Matt Harvey flirts with perfection before Mets win in 10th

Mets starting pitcher Matt Harvey pitches in the

Mets starting pitcher Matt Harvey pitches in the bottom of the first. (May 7, 2013) (Credit: Joseph D. Sullivan)

Matt Harvey's incredible-hulk ability to suddenly and periodically transform the Mets from milquetoast to imposing presence Tuesday night led to an eventual, uplifting 1-0 victory over the White Sox, finally secured by Mike Baxter's one-out, pinch-hit RBI single in the 10th inning.

Lifted for Bobby Parnell (3-0) after sailing through nine innings, allowing only a scratchy infield single, Harvey had to settle for a no-decision. But the 24-year-old righthander's otherworldly pitching skill, which mirrors the name of his Mystic (Conn.) hometown, had its usual effect of lifting his comparatively commonplace mates to atypical heights.

"It's good to come out on top," said Baxter, who followed Ike Davis' walk and Juan Lagares' sacrifice bunt with a sharp single to right, "and Harv's the reason we had a chance to do it. When he throws like that, it gives everybody energy.
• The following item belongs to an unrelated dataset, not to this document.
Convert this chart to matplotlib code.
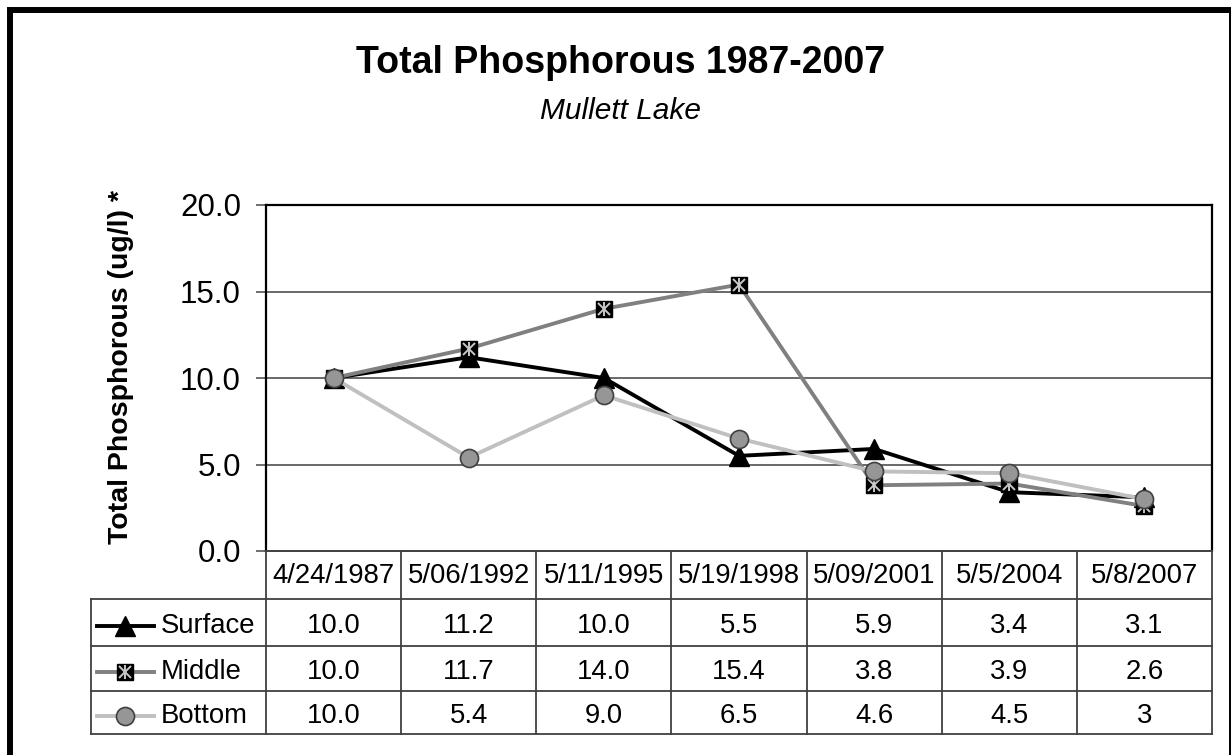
import matplotlib
matplotlib.use("Agg")
import matplotlib.pyplot as plt
from matplotlib.patches import Rectangle
from matplotlib.lines import Line2D

plt.rcParams['font.family'] = ['Liberation Sans', 'DejaVu Sans']

# ---- data ----
dates = ["4/24/1987", "5/06/1992", "5/11/1995", "5/19/1998", "5/09/2001", "5/5/2004", "5/8/2007"]
surface = [10.0, 11.2, 10.0, 5.5, 5.9, 3.4, 3.1]
middle = [10.0, 11.7, 14.0, 15.4, 3.8, 3.9, 2.6]
bottom = [10.0, 5.4, 9.0, 6.5, 4.6, 4.5, 3]
series_names = ["Surface", "Middle", "Bottom"]
yticks = [0.0, 5.0, 10.0, 15.0, 20.0]

W, H = 1231, 755
fig = plt.figure(figsize=(W / 100, H / 100), dpi=100)


def fx(px):
    return px / W


def fy(py):
    return 1 - py / H


# outer frame (partly cropped at right/bottom as in reference)
fig.add_artist(Rectangle((fx(10), fy(765)), fx(1232) - fx(10), fy(10.5) - fy(765),
                         transform=fig.transFigure, fill=False, ec='black', lw=4.3,
                         clip_on=False))

# titles
fig.text(fx(621), fy(63), "Total Phosphorous 1987-2007", ha='center', va='center',
         fontsize=27, fontweight='bold')
fig.text(fx(621), fy(111), "Mullett Lake", ha='center', va='center',
         fontsize=21.5, fontstyle='italic')
fig.text(fx(121), fy(367), "Total Phosphorous (ug/l) *", ha='center', va='center',
         rotation=90, fontsize=20.5, fontweight='bold')

# main plot
L, R, T, B = 266, 1212, 205, 551
ax = fig.add_axes([fx(L), fy(B), fx(R) - fx(L), fy(T) - fy(B)])
n = len(dates)
x = list(range(n))
ax.set_xlim(-0.5, n - 0.5)
ax.set_ylim(0, 20)
ax.set_yticks(yticks)
ax.set_yticklabels([f"{v:.1f}" for v in yticks])
ax.set_xticks([])
ax.tick_params(axis='y', length=7, width=1.2, color='#555555', pad=11, labelsize=22.5)
for yv in yticks[1:-1]:
    ax.axhline(yv, color='#404040', lw=1.1, zorder=1)
for s in ['left', 'top', 'right']:
    ax.spines[s].set_color('black')
    ax.spines[s].set_linewidth(1.6)
ax.spines['bottom'].set_color('#555555')
ax.spines['bottom'].set_linewidth(1.3)

lw = 2.8
ax.plot(x, surface, color='black', lw=lw, marker='^', ms=14, mfc='black', mec='black', zorder=3)
ax.plot(x, middle, color='#808080', lw=lw, marker='s', ms=12, mfc='black', mec='black', zorder=4)
ax.plot(x, middle, ls='none', marker='x', ms=8, mec='#c8c8c8', mew=1.4, zorder=4.1)
ax.plot(x, middle, ls='none', marker='|', ms=10, mec='#c8c8c8', mew=1.4, zorder=4.1)
ax.plot(x, bottom, color='#c0c0c0', lw=lw, marker='o', ms=13, mfc='#969696', mec='#404040',
        mew=1.2, zorder=5)

# data table
TL, TB = 91, 734
row_tops = [551, 599, 646, 691, 734]
colw = (R - L) / n
tax = fig.add_axes([fx(TL), fy(TB), fx(R) - fx(TL), fy(B) - fy(TB)])
tax.set_xlim(TL, R)
tax.set_ylim(TB, B)
tax.axis('off')
gc = '#404040'
glw = 1.3
# horizontal lines
tax.plot([L, R], [row_tops[0], row_tops[0]], color=gc, lw=glw, clip_on=False)
for ry in row_tops[1:]:
    tax.plot([TL, R], [ry, ry], color=gc, lw=glw, clip_on=False)
# vertical lines
for i in range(n + 1):
    xx = L + i * colw
    tax.plot([xx, xx], [row_tops[0], TB], color=gc, lw=glw, clip_on=False)
tax.plot([TL, TL], [row_tops[1], TB], color=gc, lw=glw, clip_on=False)

fs = 19.8
for i, d in enumerate(dates):
    tax.text(L + (i + 0.5) * colw, (row_tops[0] + row_tops[1]) / 2 + 1, d,
             ha='center', va='center', fontsize=fs)
for r, vals in enumerate([surface, middle, bottom]):
    yc = (row_tops[r + 1] + row_tops[r + 2]) / 2
    for i, v in enumerate(vals):
        tax.text(L + (i + 0.5) * colw, yc + 3, str(v), ha='center', va='center', fontsize=fs)
    tax.text(161, yc + 3, series_names[r], ha='left', va='center', fontsize=fs)

# legend keys
keys = [
    dict(color='black', marker='^', ms=14, mfc='black', mec='black'),
    dict(color='#808080', marker='s', ms=12, mfc='black', mec='black'),
    dict(color='#c0c0c0', marker='o', ms=13, mfc='#969696', mec='#404040', mew=1.2),
]
for r, k in enumerate(keys):
    yc = (row_tops[r + 1] + row_tops[r + 2]) / 2 + 3
    tax.add_line(Line2D([97, 125, 154], [yc, yc, yc], lw=lw, markevery=[1], clip_on=False, **k))
    if r == 1:
        tax.add_line(Line2D([125], [yc], ls='none', marker='x', ms=8, mec='#c8c8c8', mew=1.4))
        tax.add_line(Line2D([125], [yc], ls='none', marker='|', ms=10, mec='#c8c8c8', mew=1.4))

fig.savefig("out.png", dpi=100)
He kind of sets the tone and everybody kind of falls into a rhythm."

Harvey retired the first 20 batters he faced before Alex Rios narrowly beat out an infield single to shortstop Ruben Tejada's backhand with two outs in the seventh inning, then retired the last seven before giving way to Parnell in the 10th. He struck out 12, walked none and put 76 of his 105 pitches in the strike zone.

"Everything was working, and that's when it starts getting fun," said Harvey, who pitched through a first-inning nosebleed that catcher John Buck kidded was the result of Harvey asking "to throw more curveballs," Buck said. "So I punched him."

In fact, Harvey said he often gets nosebleeds and had the problem stopped "when they shoved everything they could up there." He then went about a dominance that had Terry Collins claiming, "In the fifth inning, I said, 'He's going to throw a no-hitter tonight.' You just kept saying to yourself, 'This is the night. This is the night.' He had everything going."

The only problem was the Mets' own threadbare offense. Though they put a pair of runners on base in both the first and second innings, they were able to scratch out only four hits in seven innings against White Sox starter Hector Santiago, stranding six. After Tejada's harmless single in the fifth, the Mets' only hit was Baxter's winner in the 10th, as Santiago and relievers Matt Lindstrom and Nate Jones (0-3) retired 14 Mets in order before Davis' walk.

Behind Harvey, meanwhile, the Mets were airtight. David Wright (with a backhand pickup behind the third-base bag) and Davis (digging out Wright's bounced throw) combined to squelch Jeff Keppinger's bid for a single in the fourth inning, and centerfielder Lagares immediately contributed a long running catch in right-center on Rios' drive.

"After David made that play," Harvey said, "at that moment, I kind of realized this [no-hitter] might actually happen."

In every inning except the eighth, Harvey struck out at least one batter as he lowered his ERA to 1.28. In the dugout between innings, Buck said that his only discussions with Harvey were "business as usual," talking about basic pitching strategy, though Buck claimed he "teased him about his at-bats." Harvey, after a second-inning sacrifice bunt, struck out twice.

Of course, it was Harvey's mound wizardry that was dazzling the Chicago hitters and the sparse Citi Field crowd, announced at 23,394. He did not feel cheated by Rios' weak hit, Harvey insisted. "It's baseball. Tough play. The guys made all the plays behind me and John Buck called an amazing game."